REQUEST
Go through the listing and pick out each line with the word "that" in it.

[Extracted records]
* begin *
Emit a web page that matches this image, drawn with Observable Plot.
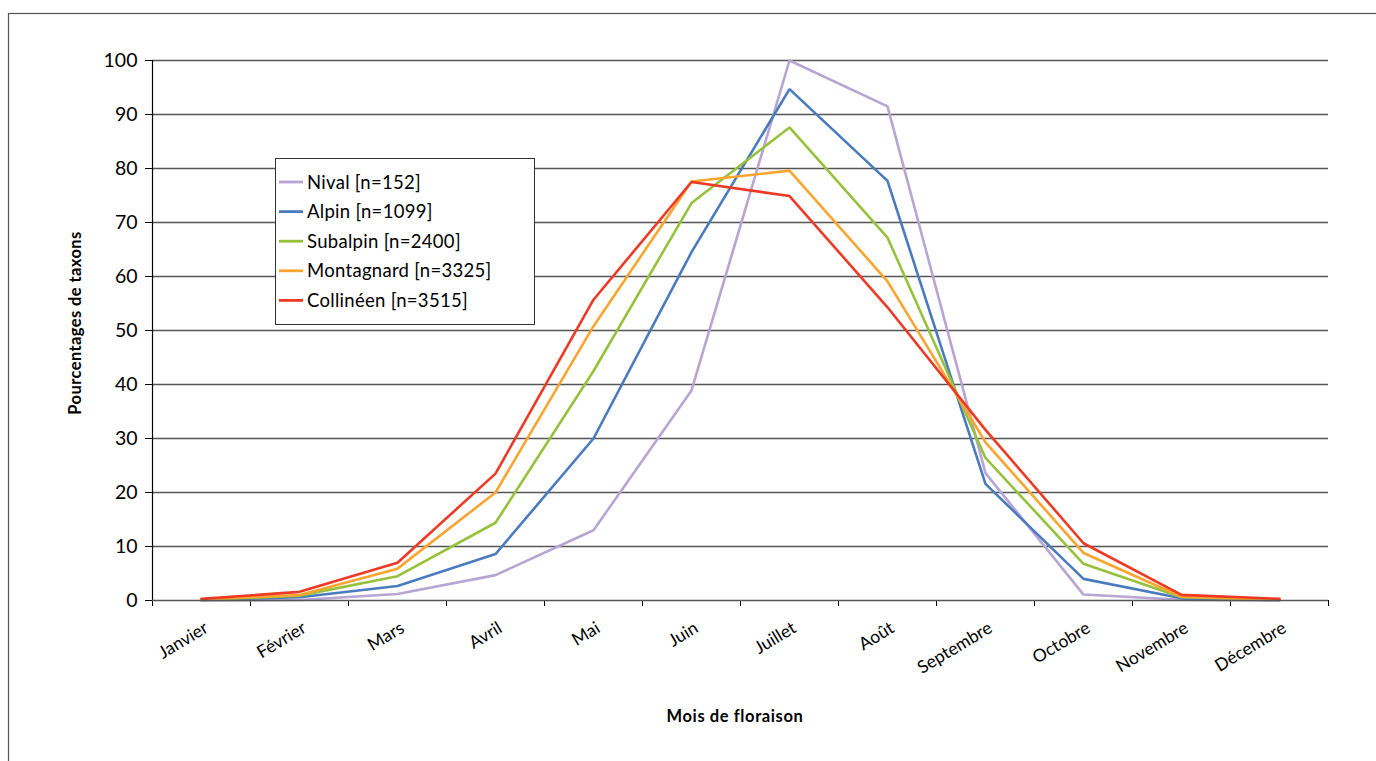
<!DOCTYPE html>
<html>
<head>
<meta charset="utf-8">
<script src="https://cdn.jsdelivr.net/npm/d3@7"></script>
<script src="https://cdn.jsdelivr.net/npm/@observablehq/plot@0.6"></script>
<style>
  html, body { margin: 0; padding: 0; background: #fff; }
  #chart svg { display: block; font-family: Lato, "DejaVu Sans", sans-serif; }
</style>
</head>
<body>
<div id="chart"></div>
<script>
const months = ["Janvier","Février","Mars","Avril","Mai","Juin","Juillet","Août","Septembre","Octobre","Novembre","Décembre"];
const yTicks = [0,10,20,30,40,50,60,70,80,90,100];
const seriesNames = ["Nival [n=152]","Alpin [n=1099]","Subalpin [n=2400]","Montagnard [n=3325]","Collinéen [n=3515]"];
const seriesColors = ["#b7a5d3","#4a7bbf","#96c23b","#fba52f","#ee3a24"];
const nival      = [0.0, 0.1, 1.2, 4.7, 13.0, 38.9, 100.0, 91.5, 23.6, 1.1, 0.15, 0.0];
const alpin      = [0.1, 0.6, 2.7, 8.6, 30.0, 64.5, 94.7, 77.7, 21.6, 4.0, 0.4, 0.1];
const subalpin   = [0.1, 0.9, 4.5, 14.4, 42.5, 73.6, 87.6, 67.2, 26.4, 6.8, 0.6, 0.1];
const montagnard = [0.2, 1.0, 5.9, 20.0, 50.8, 77.6, 79.6, 59.1, 29.3, 8.8, 0.7, 0.15];
const collineen  = [0.3, 1.6, 7.0, 23.5, 55.7, 77.5, 74.9, 54.3, 31.6, 10.6, 1.05, 0.3];
const xTitle = "Mois de floraison";
const yTitle = "Pourcentages de taxons";

const allSeries = [nival, alpin, subalpin, montagnard, collineen];
const rows = [];
allSeries.forEach((vals, s) => vals.forEach((v, i) => rows.push({series: seriesNames[s], pos: i + 0.5, value: v})));

const W = 1376, H = 761;
const chart = Plot.plot({
  width: W,
  height: H,
  marginLeft: 152,
  marginRight: 48,
  marginTop: 60,
  marginBottom: 161,
  style: {background: "#fff", fontSize: "16px", color: "#000"},
  x: {type: "linear", domain: [0, 12]},
  y: {domain: [0, 100]},
  color: {domain: seriesNames, range: seriesColors},
  marks: [
    Plot.ruleY(yTicks.filter(d => d > 0), {stroke: "#555", strokeWidth: 1.3}),
    Plot.axisY({ticks: yTicks, tickSize: 7, tickPadding: 8, label: null, fontSize: 19.5, stroke: "#000"}),
    Plot.axisX({ticks: d3.range(13), tickSize: 6, tickFormat: () => "", label: null, stroke: "#000"}),
    Plot.text(months, {x: (d, i) => i + 0.5, y: 0, text: d => d, rotate: -31, textAnchor: "end", dx: 5, dy: 26, fontSize: 17.5}),
    Plot.lineY(rows, {x: "pos", y: "value", z: "series", stroke: "series", strokeWidth: 2.6, strokeLinejoin: "miter"}),
    Plot.ruleX([0], {stroke: "#000", strokeWidth: 1.2}),
    Plot.ruleY([0], {stroke: "#555", strokeWidth: 1.5})
  ]
});
document.getElementById("chart").appendChild(chart);

const svg = d3.select(chart);
// outer frame
svg.append("rect").attr("x", 8.5).attr("y", 13.5).attr("width", 1400).attr("height", 800)
  .attr("fill", "none").attr("stroke", "#555").attr("stroke-width", 1.2);
// axis titles
svg.append("text").attr("transform", "translate(81,323) rotate(-90)")
  .attr("text-anchor", "middle").attr("font-weight", "bold").attr("font-size", 16.5)
  .attr("letter-spacing", 0.4).text(yTitle);
svg.append("text").attr("x", 735).attr("y", 722)
  .attr("text-anchor", "middle").attr("font-weight", "bold").attr("font-size", 16.5)
  .attr("letter-spacing", 0.6).text(xTitle);
// legend
const lg = svg.append("g").attr("text-anchor", "start");
lg.append("rect").attr("x", 275.5).attr("y", 158.5).attr("width", 259).attr("height", 166)
  .attr("fill", "#fff").attr("stroke", "#333").attr("stroke-width", 1);
seriesNames.forEach((name, i) => {
  const y = 182 + i * 29.6;
  lg.append("line").attr("x1", 279).attr("x2", 303).attr("y1", y).attr("y2", y)
    .attr("stroke", seriesColors[i]).attr("stroke-width", 2.8);
  lg.append("text").attr("x", 307).attr("y", y).attr("dy", "0.36em")
    .attr("text-anchor", "start").attr("font-size", 18.5).attr("letter-spacing", 0.3).text(name);
});
</script>
</body>
</html>
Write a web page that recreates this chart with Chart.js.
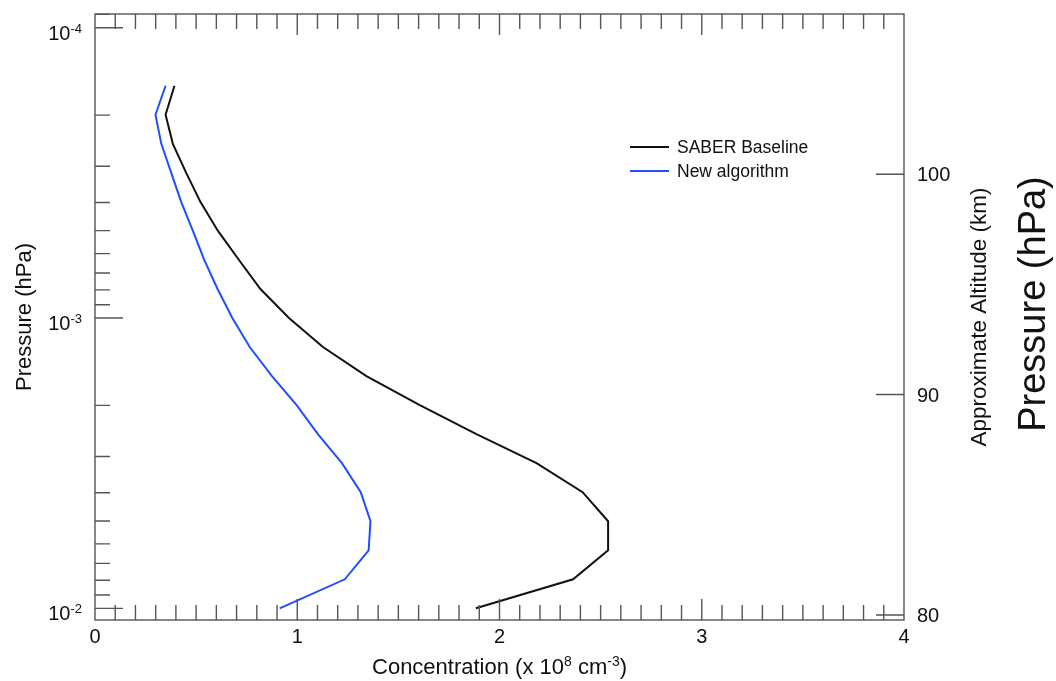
<!DOCTYPE html>
<html lang="en">

<head>
    <meta charset="UTF-8" />
    <title>SABER Baseline vs New algorithm</title>
    <script src="https://cdn.jsdelivr.net/npm/chart.js"></script>
    <style>
        body {
            margin: 0;
            background: #fff;
        }

        .wrap {
            width: 1056px;
            height: 681px;
        }
    </style>
</head>

<body>
    <div class="wrap">
        <canvas id="grafico" width="1056" height="681"></canvas>
    </div>

    <script>
        // pressure levels (hPa), top of the profile first
        const pressure = [1.585e-4, 1.995e-4, 2.512e-4, 3.162e-4, 3.981e-4, 5.012e-4, 6.310e-4, 7.943e-4,
            1.000e-3, 1.259e-3, 1.585e-3, 1.995e-3, 2.512e-3, 3.162e-3, 3.981e-3, 5.012e-3, 6.310e-3, 7.943e-3, 1.000e-2];

        // concentration (x 10^8 cm^-3)
        const saberBaseline = [0.393, 0.349, 0.385, 0.451, 0.521, 0.608, 0.712, 0.818,
            0.959, 1.127, 1.342, 1.606, 1.886, 2.183, 2.411, 2.537, 2.537, 2.364, 1.883];
        const newAlgorithm = [0.349, 0.299, 0.328, 0.377, 0.426, 0.484, 0.540, 0.606,
            0.679, 0.765, 0.875, 0.997, 1.102, 1.221, 1.314, 1.362, 1.353, 1.235, 0.913];

        const seriesNames = ['SABER Baseline', 'New algorithm'];
        const seriesColors = ['#111111', '#1f4fff'];

        const xTicks = [0, 1, 2, 3, 4];
        const pressureTicks = [1e-4, 1e-3, 1e-2];
        const pressureExp = ['-4', '-3', '-2'];
        const altitudeTicks = [80, 90, 100];

        const FONT = '"Liberation Sans", Arial, Helvetica, sans-serif';
        const AXIS = '#555';

        const toPoints = vals => vals.map((v, i) => ({ x: v, y: pressure[i] }));

        // text with a raised small part, e.g. 10 + "-4"
        function supText(ctx, parts, x, y, align) {
            let w = 0;
            parts.forEach(p => {
                ctx.font = `${p.size}px ${FONT}`;
                w += ctx.measureText(p.t).width;
            });
            let cx = align === 'right' ? x - w : align === 'center' ? x - w / 2 : x;
            ctx.textAlign = 'left';
            ctx.textBaseline = 'alphabetic';
            parts.forEach(p => {
                ctx.font = `${p.size}px ${FONT}`;
                ctx.fillText(p.t, cx, y - (p.rise || 0));
                cx += ctx.measureText(p.t).width;
            });
        }

        const ejes = {
            id: 'ejes',
            afterDatasetsDraw(chart) {
                const { ctx, chartArea: a, scales } = chart;
                const sx = scales.x, sy = scales.y, sa = scales.y2;
                ctx.save();
                ctx.strokeStyle = AXIS;
                ctx.lineWidth = 1.4;

                // frame
                ctx.strokeRect(a.left, a.top, a.right - a.left, a.bottom - a.top);

                ctx.beginPath();
                // x ticks, bottom and top, pointing inward
                for (let i = 1; i < 40; i++) {
                    const px = sx.getPixelForValue(i / 10);
                    const len = i % 10 === 0 ? 21 : 15;
                    ctx.moveTo(px, a.bottom); ctx.lineTo(px, a.bottom - len);
                    ctx.moveTo(px, a.top); ctx.lineTo(px, a.top + len);
                }
                // pressure ticks on the left
                for (let k = -5; k <= -2; k++) {
                    for (let m = 1; m <= 9; m++) {
                        const v = m * Math.pow(10, k);
                        if (v < sy.min || v > sy.max) continue;
                        const py = sy.getPixelForValue(v);
                        const len = m === 1 ? 28 : 15;
                        ctx.moveTo(a.left, py); ctx.lineTo(a.left + len, py);
                    }
                }
                // altitude ticks on the right
                altitudeTicks.forEach(v => {
                    const py = sa.getPixelForValue(v);
                    ctx.moveTo(a.right, py); ctx.lineTo(a.right - 28, py);
                });
                ctx.stroke();

                ctx.fillStyle = '#111';
                // x tick labels
                ctx.font = `20px ${FONT}`;
                ctx.textAlign = 'center';
                ctx.textBaseline = 'alphabetic';
                xTicks.forEach(v => ctx.fillText(String(v), sx.getPixelForValue(v), a.bottom + 23));

                // pressure tick labels
                pressureTicks.forEach((v, i) => {
                    const py = sy.getPixelForValue(v);
                    supText(ctx, [{ t: '10', size: 20 }, { t: pressureExp[i], size: 13, rise: 7 }], a.left - 13, py + 12, 'right');
                });

                // altitude tick labels
                ctx.font = `20px ${FONT}`;
                ctx.textAlign = 'left';
                ctx.textBaseline = 'alphabetic';
                altitudeTicks.forEach(v => ctx.fillText(String(v), a.right + 13, sa.getPixelForValue(v) + 7));

                // x title
                supText(ctx, [
                    { t: 'Concentration (x 10', size: 22 },
                    { t: '8', size: 14, rise: 8 },
                    { t: ' cm', size: 22 },
                    { t: '-3', size: 14, rise: 8 },
                    { t: ')', size: 22 }
                ], (a.left + a.right) / 2, 674, 'center');

                // rotated titles
                const midY = (a.top + a.bottom) / 2;
                const vtext = (txt, x, y, size) => {
                    ctx.save();
                    ctx.translate(x, y);
                    ctx.rotate(-Math.PI / 2);
                    ctx.font = `${size}px ${FONT}`;
                    ctx.textAlign = 'center';
                    ctx.textBaseline = 'middle';
                    ctx.fillText(txt, 0, 0);
                    ctx.restore();
                };
                vtext('Pressure (hPa)', 25, midY, 22);
                vtext('Approximate Altitude (km)', 980, midY, 22.5);
                vtext('Pressure (hPa)', 1035, midY - 13, 38);

                // legend
                ctx.lineWidth = 2;
                ctx.font = `17.5px ${FONT}`;
                ctx.textAlign = 'left';
                ctx.textBaseline = 'middle';
                seriesNames.forEach((name, i) => {
                    const ly = 147 + i * 24;
                    ctx.strokeStyle = seriesColors[i];
                    ctx.beginPath();
                    ctx.moveTo(630, ly); ctx.lineTo(669, ly);
                    ctx.stroke();
                    ctx.fillStyle = '#111';
                    ctx.fillText(name, 677, ly + 1);
                });
                ctx.restore();
            }
        };

        const canvas = document.getElementById('grafico');
        new Chart(canvas.getContext('2d'), {
            type: 'scatter',
            data: {
                datasets: [saberBaseline, newAlgorithm].map((vals, i) => ({
                    label: seriesNames[i],
                    data: toPoints(vals),
                    showLine: true,
                    borderColor: seriesColors[i],
                    backgroundColor: seriesColors[i],
                    borderWidth: 2,
                    pointRadius: 0,
                    tension: 0
                }))
            },
            options: {
                responsive: false,
                animation: false,
                devicePixelRatio: 1,
                layout: { padding: { left: 95, top: 14, right: 152, bottom: 61 } },
                plugins: {
                    legend: { display: false },
                    tooltip: { enabled: false }
                },
                scales: {
                    x: { type: 'linear', min: 0, max: 4, display: false },
                    y: { type: 'logarithmic', min: 8.97e-5, max: 1.097e-2, reverse: true, display: false },
                    y2: { type: 'linear', min: 79.77, max: 107.27, display: false }
                }
            },
            plugins: [ejes]
        });
    </script>
</body>

</html>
* end *
COMPLETED EXERCISE
Emit a web page that matches this image, drawn with Observable Plot.
Write a web page that recreates this chart with Chart.js.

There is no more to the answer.